-- start Recorded data --

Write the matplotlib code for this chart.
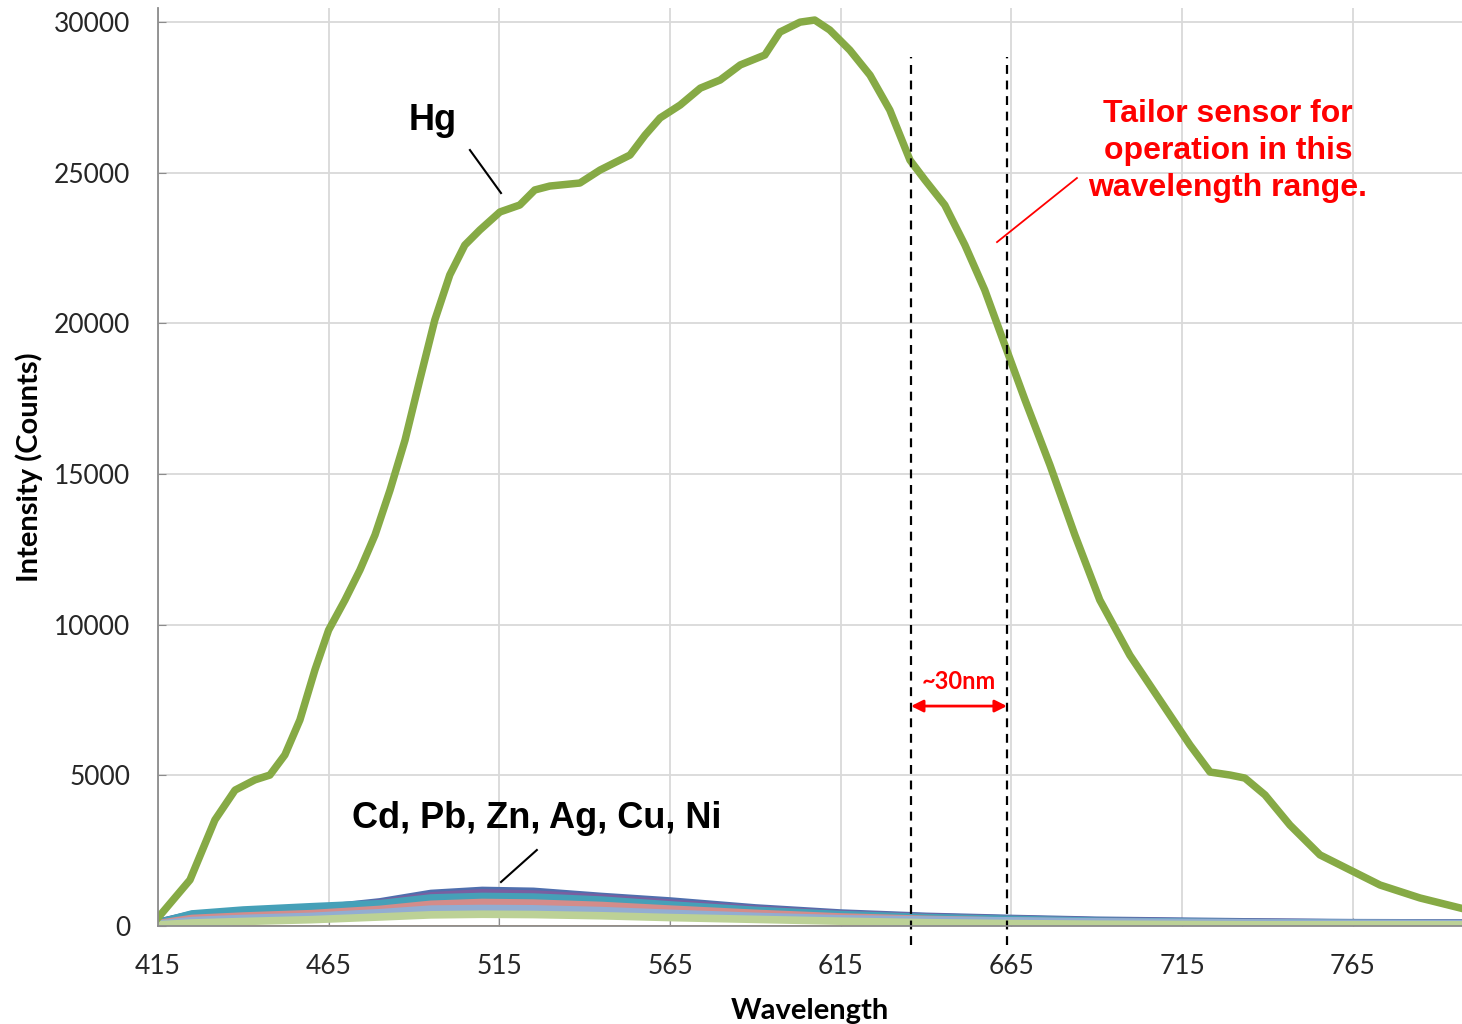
import matplotlib.pyplot as plt

# Hg spectrum
hg_wl = [415, 424.4, 431.7, 437.6, 443.4, 447.8, 452.2, 456.6, 461, 465, 469.8, 474.2,
         478.6, 483, 487.4, 491.7, 496.1, 500.5, 504.9, 509.3, 515.2, 521, 525.4, 529.8,
         538.6, 544.5, 553.3, 557.7, 562.1, 568, 573.9, 579.7, 585.6, 592.8, 597.2, 603.1,
         607.4, 611.8, 617.7, 623.6, 629.4, 635.3, 639.7, 645.5, 651.4, 657.2, 663.1, 669,
         676.3, 683.6, 690.9, 699.7, 708.5, 717.3, 723.2, 729.1, 733.4, 739.3, 746.6, 755.4,
         764.2, 773, 784.7, 796.4]
hg_int = [270, 1530, 3520, 4510, 4850, 5010, 5680, 6840, 8500, 9820, 10820, 11820,
          12980, 14470, 16130, 18120, 20110, 21610, 22600, 23100, 23700, 23930, 24430, 24560,
          24660, 25090, 25590, 26250, 26820, 27250, 27810, 28080, 28580, 28910, 29670, 30000,
          30070, 29740, 29070, 28240, 27080, 25420, 24760, 23930, 22600, 21110, 19280, 17460,
          15300, 12980, 10820, 8990, 7500, 6010, 5110, 5010, 4910, 4350, 3350, 2360,
          1860, 1360, 930, 600]

# other metals
wl = [415, 425, 440, 460, 480, 495, 510, 525, 545, 565, 590, 615, 640, 665, 690, 715, 740, 765, 797]
orange = [-100, -100, -100, -100, -100, -100, -100, -100, -100, -100, -100, -100, -100, -100, -30, -30, -100, -100, -100]
s_blue = [120, 380, 480, 560, 800, 1080, 1180, 1150, 980, 830, 600, 430, 320, 250, 190, 160, 130, 110, 100]
s_purple = [110, 360, 460, 560, 760, 1000, 1100, 1060, 930, 760, 560, 400, 300, 230, 170, 140, 120, 100, 90]
s_teal = [100, 400, 530, 640, 740, 930, 980, 960, 860, 700, 520, 380, 280, 220, 160, 130, 110, 90, 80]
s_pink = [80, 250, 330, 410, 550, 720, 780, 760, 680, 560, 420, 300, 220, 160, 120, 100, 80, 60, 50]
s_lblue = [60, 180, 250, 320, 440, 560, 580, 570, 510, 420, 320, 240, 200, 170, 140, 120, 100, 90, 80]
s_green = [40, 100, 150, 210, 300, 370, 390, 380, 340, 280, 220, 160, 110, 80, 60, 50, 40, 40, 40]

small = [(orange, '#f79646'), (s_blue, '#4f6fae'), (s_purple, '#7a5fa0'), (s_teal, '#45a0b8'),
         (s_pink, '#d48c8a'), (s_lblue, '#92add2'), (s_green, '#bcd196')]

xticks = [415, 465, 515, 565, 615, 665, 715, 765]
yticks = [0, 5000, 10000, 15000, 20000, 25000, 30000]

fig = plt.figure(figsize=(14.62, 10.24), dpi=100)
ax = fig.add_axes([0.108, 0.0957, 0.892, 0.8965])

for vals, c in small:
    ax.plot(wl, vals, color=c, lw=5.5, solid_capstyle='butt')
ax.plot(hg_wl, hg_int, color='#86aa45', lw=5.4)

ax.set_xlim(415, 797)
ax.set_ylim(0, 30470)
ax.set_xticks(xticks)
ax.set_yticks(yticks)
ax.grid(True, color='#d9d9d9', lw=1.3)
ax.set_axisbelow(True)
for s in ['top', 'right']:
    ax.spines[s].set_visible(False)
for s in ['left', 'bottom']:
    ax.spines[s].set_color('#8c8c8c')
    ax.spines[s].set_linewidth(1.3)
ax.tick_params(axis='both', direction='in', length=6, color='#8c8c8c', labelsize=19, pad=20)
for lab in ax.get_xticklabels() + ax.get_yticklabels():
    lab.set_family('Lato')
    lab.set_color('#262626')

ax.set_xlabel('Wavelength', family='Lato', fontweight='bold', fontsize=21, labelpad=14)
ax.set_ylabel('Intensity (Counts)', family='Lato', fontweight='bold', fontsize=21, labelpad=8)

# dashed range markers
for xv in [635.6, 663.7]:
    ax.plot([xv, xv], [-630, 28840], color='black', lw=1.6, ls=(0, (4, 3)), clip_on=False)

ax.annotate('', xy=(635.6, 7300), xytext=(663.7, 7300),
            arrowprops=dict(arrowstyle='<|-|>', color='red', lw=2, mutation_scale=18,
                            shrinkA=0, shrinkB=0))
ax.text(649.6, 7750, '~30nm', color='red', fontsize=17, fontweight='bold', family='Lato',
        ha='center', va='bottom')

ax.text(1228, 1024 - 151, 'Tailor sensor for\noperation in this\nwavelength range.',
        transform=None, color='red', fontsize=23, fontweight='bold',
        family='Liberation Sans', ha='center', va='center', linespacing=1.32)
ax.plot([684.2, 660.8], [24826, 22700], color='red', lw=1.3)

ax.text(433, 1024 - 120, 'Hg', transform=None, fontsize=26, fontweight='bold',
        family='Liberation Sans', ha='center', va='center')
ax.plot([506.4, 515.5], [25755, 24328], color='black', lw=1.5)

ax.text(537, 1024 - 818, 'Cd, Pb, Zn, Ag, Cu, Ni', transform=None, fontsize=26,
        fontweight='bold', family='Liberation Sans', ha='center', va='center')
ax.plot([526, 515.5], [2522, 1460], color='black', lw=1.5)

fig.savefig('out.png', dpi=100)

-- end Recorded data --

▸ **Set exercise**: Write out again, exactly, the lines from the start of the listing up to the line containing "1860, 1360, 930, 600]", with both ends and without pictures.

▸ **Response**:
Write the matplotlib code for this chart.
import matplotlib.pyplot as plt

# Hg spectrum
hg_wl = [415, 424.4, 431.7, 437.6, 443.4, 447.8, 452.2, 456.6, 461, 465, 469.8, 474.2,
         478.6, 483, 487.4, 491.7, 496.1, 500.5, 504.9, 509.3, 515.2, 521, 525.4, 529.8,
         538.6, 544.5, 553.3, 557.7, 562.1, 568, 573.9, 579.7, 585.6, 592.8, 597.2, 603.1,
         607.4, 611.8, 617.7, 623.6, 629.4, 635.3, 639.7, 645.5, 651.4, 657.2, 663.1, 669,
         676.3, 683.6, 690.9, 699.7, 708.5, 717.3, 723.2, 729.1, 733.4, 739.3, 746.6, 755.4,
         764.2, 773, 784.7, 796.4]
hg_int = [270, 1530, 3520, 4510, 4850, 5010, 5680, 6840, 8500, 9820, 10820, 11820,
          12980, 14470, 16130, 18120, 20110, 21610, 22600, 23100, 23700, 23930, 24430, 24560,
          24660, 25090, 25590, 26250, 26820, 27250, 27810, 28080, 28580, 28910, 29670, 30000,
          30070, 29740, 29070, 28240, 27080, 25420, 24760, 23930, 22600, 21110, 19280, 17460,
          15300, 12980, 10820, 8990, 7500, 6010, 5110, 5010, 4910, 4350, 3350, 2360,
          1860, 1360, 930, 600]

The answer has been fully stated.